▶ **Directions for this task**
Repeat every line of the listing below exactly, minus the pictures.

[start Supplied material]

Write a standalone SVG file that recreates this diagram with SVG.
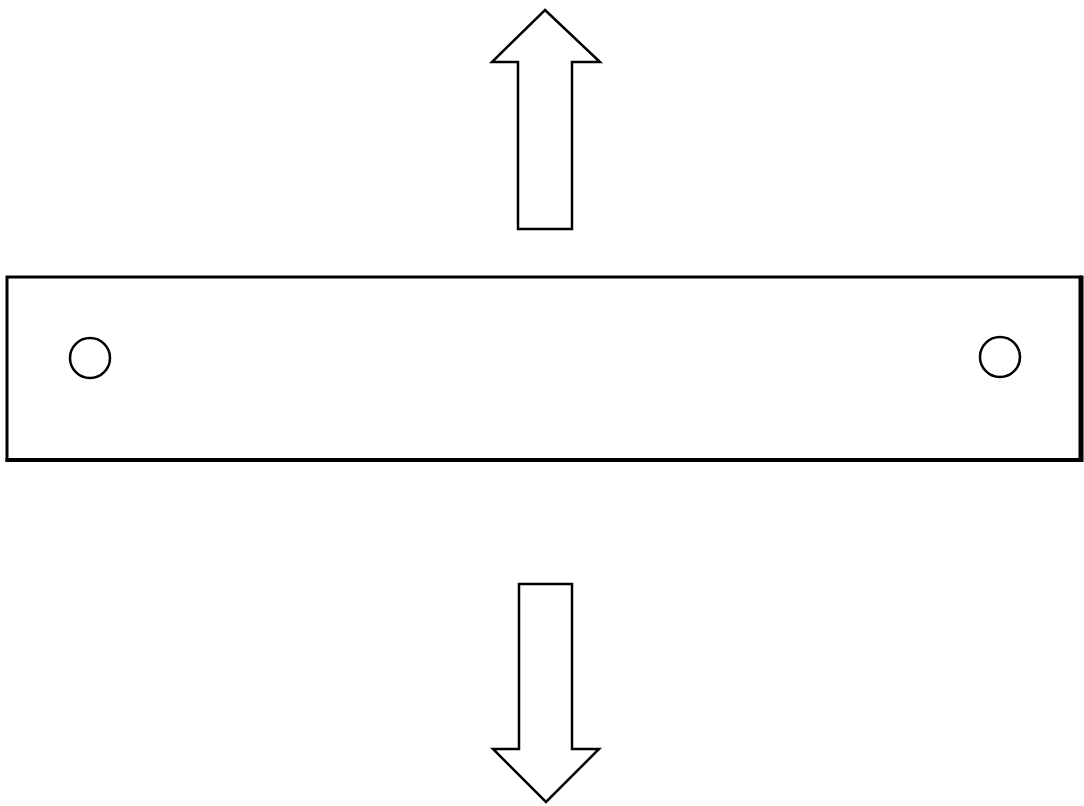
<svg xmlns="http://www.w3.org/2000/svg" width="1084" height="806" viewBox="0 0 1084 806">
<style>
.s{fill:#fff;stroke:#000;stroke-linejoin:miter}
</style>
<rect width="1084" height="806" fill="#fff"/>
<g id="plate">
<path class="s" d="M7,277 H1080 V460 H7 Z" stroke-width="3"/>
<path d="M5.5,460 H1081.5 V275.5" fill="none" stroke="#000" stroke-width="4"/>
<circle id="hole-left" class="s" cx="90" cy="358" r="20" stroke-width="2.5"/>
<circle id="hole-right" class="s" cx="1000" cy="357" r="20" stroke-width="2.5"/>
</g>
<g id="connectors">
<polygon id="arrow-up" class="s" stroke-width="2.5" points="545,10 600,62 572,62 572,229 518,229 518,62 492,62"/>
<polygon id="arrow-down" class="s" stroke-width="2.5" points="519,584 572,584 572,749 599,749 546,802 493,749 519,749"/>
</g>
</svg>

[end Supplied material]

▶ **Exercise answer**
Write a standalone SVG file that recreates this diagram with SVG.
<svg xmlns="http://www.w3.org/2000/svg" width="1084" height="806" viewBox="0 0 1084 806">
<style>
.s{fill:#fff;stroke:#000;stroke-linejoin:miter}
</style>
<rect width="1084" height="806" fill="#fff"/>
<g id="plate">
<path class="s" d="M7,277 H1080 V460 H7 Z" stroke-width="3"/>
<path d="M5.5,460 H1081.5 V275.5" fill="none" stroke="#000" stroke-width="4"/>
<circle id="hole-left" class="s" cx="90" cy="358" r="20" stroke-width="2.5"/>
<circle id="hole-right" class="s" cx="1000" cy="357" r="20" stroke-width="2.5"/>
</g>
<g id="connectors">
<polygon id="arrow-up" class="s" stroke-width="2.5" points="545,10 600,62 572,62 572,229 518,229 518,62 492,62"/>
<polygon id="arrow-down" class="s" stroke-width="2.5" points="519,584 572,584 572,749 599,749 546,802 493,749 519,749"/>
</g>
</svg>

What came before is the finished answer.